The seat was simple to fit into our cars using the ISOFIX base, and was also quicker and easier than other models we have tried when using the cars’ own seatbelts to secure it in place. The manual featured the kind of pictorial instructions that are commonplace with many baby products. They were fairly easy to follow, but what we found easiest was watching the videos on the Britax website.
Who would the seat be most useful for?
The seat is ideal for parents who are keen to buy a product that complies with the new safety regulations, and who want their newborn to still fit in the seat beyond the 12 month mark.

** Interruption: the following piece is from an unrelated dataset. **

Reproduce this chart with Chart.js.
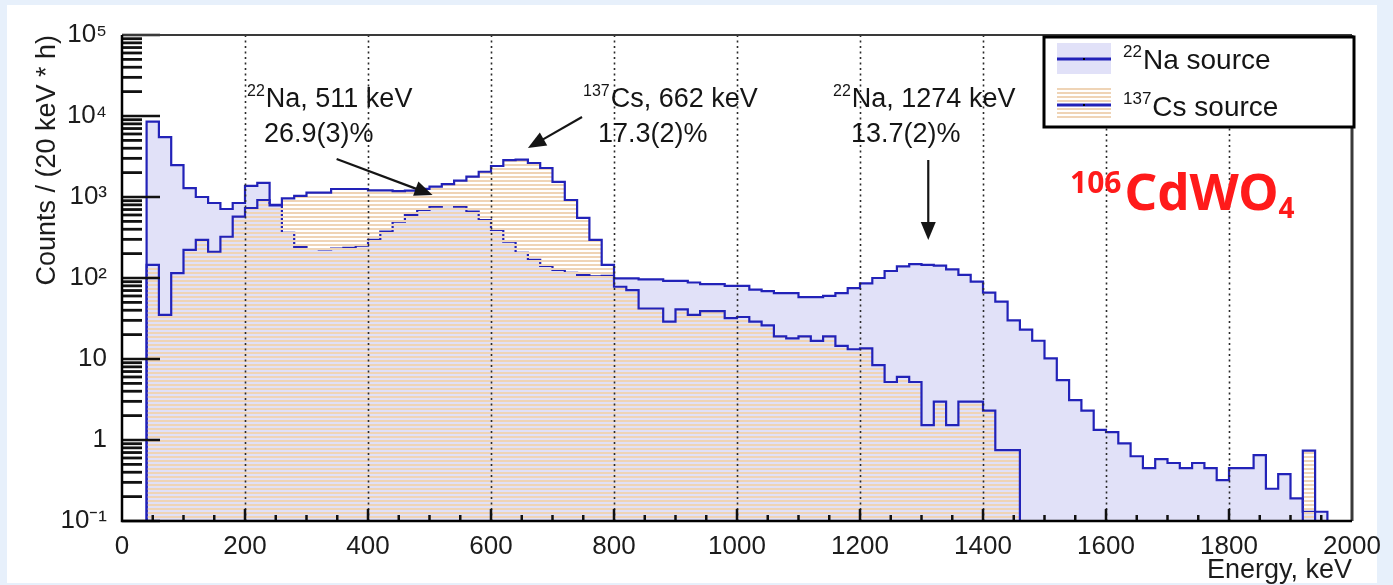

Is it good value for money?
Yes, it is! The car seat on its own has an RRP of £190, but is available from £165, or you can buy the bundle, which comes with complete with the Flex base, for about £300.
This compares to £190 for the Maxi Cosi Pebble Plus, with the two-way fix base setting you back an additional £190 (£380 combined).
And because the Britax seat can accommodate children up to 15 months old, as opposed to 12 months for the Maxi Cosi, £300 seems reasonable value for money.
Additional extras are available for the Britax, namely a raincover (£18), a thermocover (£35) a summer cover (TBC, but probably around £30) and a car seat saver (£18).
We managed perfectly fine without any of these extras, though the raincover would be useful if you were planning to use the seat as part of a travel system, and my partner has suggested the carseat saver would be a wise investment, because he is rather particular about valeting his car.
My partner and I really liked the Britax Baby-Safe i-Size car seat – it offered more room to grow than our Stokke Izi Go and nudged ahead of our Maxi Cosi Pebble on account of its secure, five point harness, together with the fact it is suitable for babies up to 83cm.
We would recommend it to parents looking for a car seat that conforms to the latest safety regulations, and who want a car seat that will accommodate their baby beyond their first year.
It was easy to install, both with or without the ISOFIX base, and was comfortable for our 8 month old son. It is a shame Arthur was too old to take advantage of the newborn insert or the lie-flat position of the seat, both of which I feel are big plus points for new babies.